Friday, July 16, 2010

Yummy Ham Casserole

Ok, this one is kind of fantastic, and a bit decadent, in terms of calories, but trust me, it's worth it! And hey, we're using turkey ham instead of pork, so that helps, right?

5 stars

3 1/4 inch slices turkey ham
2 stalks celery (or 1 stalk broccoli)
1 can cream of mushroom soup
1 can of mayo
1/4 can of sour cream
1 cup uncooked rice
2 cups water
Dill
1/2 cup shredded cheese (I recommend a white cheese)

Cook your rice according to package directions. With typical white rice, it's 1 cup rice, 2 cups water, bring to a boil, cover, reduce heat, cook 20-25 minutes. But check your package, because instructions vary for long-grain, short-grain, brown, white, basmati, etc.

Heat oven to 350. Spray an oven-safe casserole dish with cooking spray.

While the rice is cooking, slice 3 slices off your ham, 1/4 inch each, and cube those slices. Then take your stalks of celery and slice them down the middle and chop them. If you choose to use broccoli instead, chop the florets into little bits.

When the rice is done, pour it into the aforementioned oven-safe casserole dish and add the ham and celery (or broccoli). Add one can cream of mushroom soup, and then fill the can with mayo and add that. Fill the can to about 1/4 with sour cream and add that.

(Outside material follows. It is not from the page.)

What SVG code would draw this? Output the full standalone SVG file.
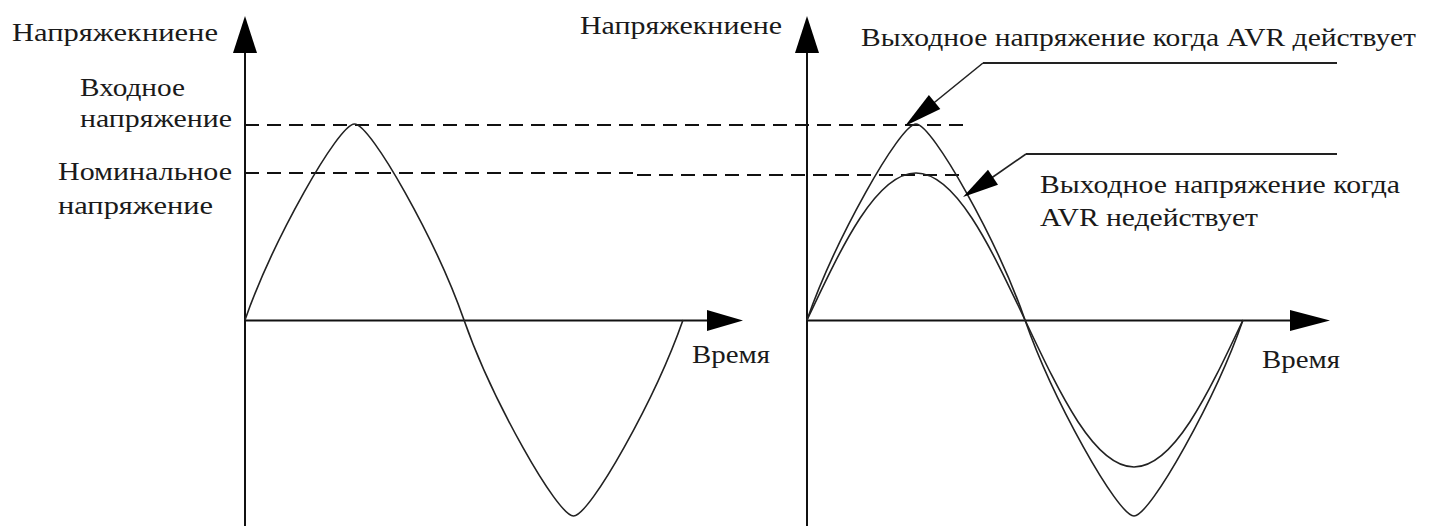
<svg xmlns="http://www.w3.org/2000/svg" width="1436" height="526" viewBox="0 0 1436 526">
<style>
.t{font-family:"Liberation Serif","DejaVu Serif",serif;font-size:25px;fill:#1a1a1a}
.ax{stroke:#111;stroke-width:2;fill:none}
.cv{stroke:#222;stroke-width:1.6;fill:none}
.ds{stroke:#111;stroke-width:2;fill:none;stroke-dasharray:14 8}
.ld{stroke:#222;stroke-width:1.6;fill:none}
.hl{stroke:#222;stroke-width:2.2;fill:none}
.ah{fill:#000;stroke:none}
</style>
<rect width="1436" height="526" fill="#fff"/>
<g id="left-chart">
  <line class="ax" x1="245" y1="50" x2="245" y2="526"/>
  <polygon class="ah" points="245,16 257,53 233,53"/>
  <line class="ax" x1="245" y1="320.5" x2="710" y2="320.5"/>
  <polygon class="ah" points="743,320.5 707,310 707,331"/>
  <line class="ds" x1="245" y1="125" x2="965" y2="125"/>
  <line class="ds" x1="245" y1="173" x2="637" y2="173"/>
  <line class="ds" x1="637" y1="175" x2="960" y2="175"/>
  <path class="cv" d="M245,320 C272.4,241.6 338.1,124 354.5,124 S436.6,241.6 464,320 S557.1,516 573.5,516 S655.6,398.4 683,320"/>
  <text class="t" x="12" y="41" textLength="206" lengthAdjust="spacingAndGlyphs">Напряжекниене</text>
  <text class="t" x="80" y="96" textLength="105" lengthAdjust="spacingAndGlyphs">Входное</text>
  <text class="t" x="80" y="127" textLength="152" lengthAdjust="spacingAndGlyphs">напряжение</text>
  <text class="t" x="58" y="180" textLength="174" lengthAdjust="spacingAndGlyphs">Номинальное</text>
  <text class="t" x="58" y="214" textLength="155" lengthAdjust="spacingAndGlyphs">напряжение</text>
  <text class="t" x="692" y="363" textLength="78" lengthAdjust="spacingAndGlyphs">Время</text>
</g>
<g id="right-chart">
  <line class="ax" x1="807" y1="50" x2="807" y2="526"/>
  <polygon class="ah" points="807,16 819,53 795,53"/>
  <line class="ax" x1="807" y1="320.5" x2="1293" y2="320.5"/>
  <polygon class="ah" points="1330,320.5 1290,310 1290,331"/>
  <path class="cv" d="M807,320 C834.25,241.6 899.65,124 916,124 S997.75,241.6 1025,320 S1117.65,516 1134,516 S1215.75,398.4 1243,320"/>
  <path class="cv" d="M807,320 C842.5,244.7 876.5,173 916,173 S989.5,244.7 1025,320 S1094.5,467 1134,467 S1207.5,395.3 1243,320"/>
  <text class="t" x="580" y="34" textLength="202" lengthAdjust="spacingAndGlyphs">Напряжекниене</text>
  <text class="t" x="1262" y="368" textLength="78" lengthAdjust="spacingAndGlyphs">Время</text>
</g>
<g id="label-avr-on">
  <text class="t" x="861" y="46" textLength="555" lengthAdjust="spacingAndGlyphs">Выходное напряжение когда AVR действует</text>
</g>
<g id="label-avr-off">
  <text class="t" x="1040" y="193" textLength="360" lengthAdjust="spacingAndGlyphs">Выходное напряжение когда</text>
  <text class="t" x="1040" y="226" textLength="218" lengthAdjust="spacingAndGlyphs">AVR недействует</text>
</g>
<g id="connectors">
  <line class="hl" x1="983" y1="63" x2="1337" y2="63"/>
  <line class="ld" x1="983" y1="63" x2="930" y2="106"/>
  <polygon class="ah" points="905,126 940.3,109 928.9,95"/>
  <line class="hl" x1="1026" y1="154" x2="1337" y2="154"/>
  <line class="ld" x1="1026" y1="154" x2="990" y2="179"/>
  <polygon class="ah" points="963,197 998,184.7 988,169.7"/>
</g>
</svg>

Add dill -- I use a lot, but I love dill. This recipe is good without it, but for me, the dill gives it the extra ZING it needs.

Mix everything together. Pour in cheese and stir again.

Mix and smooth top of casserole. You can sprinkle with breadcrumbs if you like.

Bake uncovered for 30 minutes.

Thanks, Mom, for the basis of this recipe!